• _Data to use_

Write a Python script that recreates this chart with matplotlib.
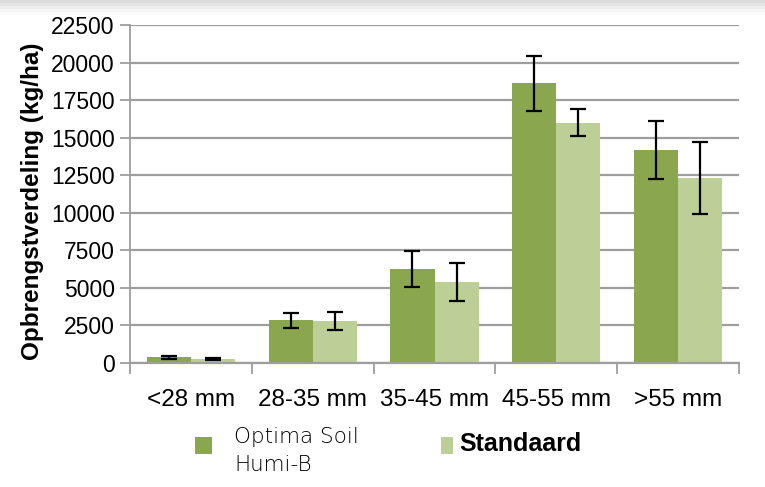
...
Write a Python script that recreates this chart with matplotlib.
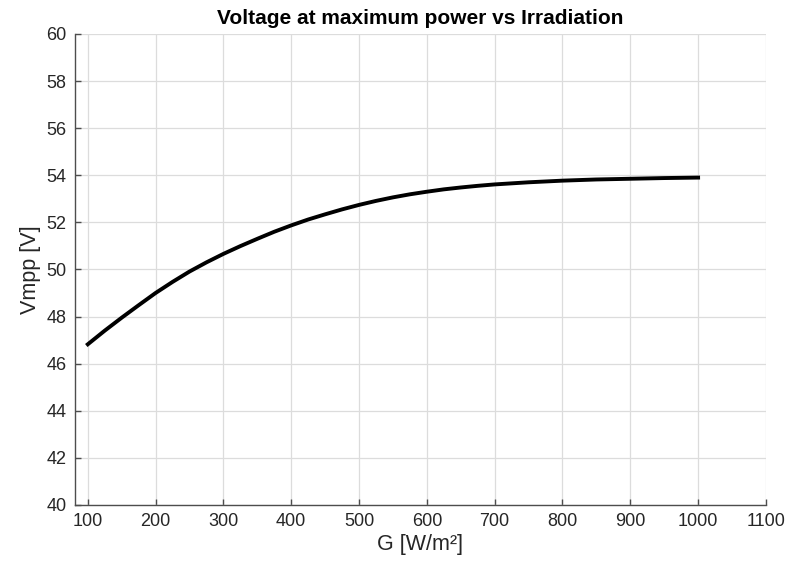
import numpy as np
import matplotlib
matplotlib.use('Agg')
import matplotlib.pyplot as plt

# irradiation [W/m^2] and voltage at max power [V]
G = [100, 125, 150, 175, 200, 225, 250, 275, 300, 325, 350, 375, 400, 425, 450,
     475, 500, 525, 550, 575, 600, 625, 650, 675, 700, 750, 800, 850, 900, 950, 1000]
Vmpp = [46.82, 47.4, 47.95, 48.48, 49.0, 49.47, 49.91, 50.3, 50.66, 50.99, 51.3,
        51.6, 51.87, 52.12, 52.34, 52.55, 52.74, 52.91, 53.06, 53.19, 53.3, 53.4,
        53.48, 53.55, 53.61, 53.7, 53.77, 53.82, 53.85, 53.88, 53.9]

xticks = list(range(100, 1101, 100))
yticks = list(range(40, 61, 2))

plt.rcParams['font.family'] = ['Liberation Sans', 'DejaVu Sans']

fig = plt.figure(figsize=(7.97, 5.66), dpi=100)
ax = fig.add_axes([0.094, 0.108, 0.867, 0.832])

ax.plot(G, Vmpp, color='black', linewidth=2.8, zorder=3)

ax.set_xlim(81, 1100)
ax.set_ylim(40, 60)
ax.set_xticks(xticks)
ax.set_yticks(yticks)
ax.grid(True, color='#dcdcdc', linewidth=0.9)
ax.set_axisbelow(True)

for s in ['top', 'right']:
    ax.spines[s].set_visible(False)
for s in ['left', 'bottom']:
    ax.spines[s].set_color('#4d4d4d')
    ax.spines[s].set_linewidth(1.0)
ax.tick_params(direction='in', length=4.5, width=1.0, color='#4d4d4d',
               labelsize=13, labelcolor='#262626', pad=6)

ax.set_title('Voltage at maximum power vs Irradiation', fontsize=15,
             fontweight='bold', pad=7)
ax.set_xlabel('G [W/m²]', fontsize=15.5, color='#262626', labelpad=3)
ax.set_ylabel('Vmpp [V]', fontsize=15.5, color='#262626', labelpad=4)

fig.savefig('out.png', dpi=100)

• _Goal of the exercise_
Give only the number of lines in the records that contain the string "matplotlib".

• _Exercise result_
5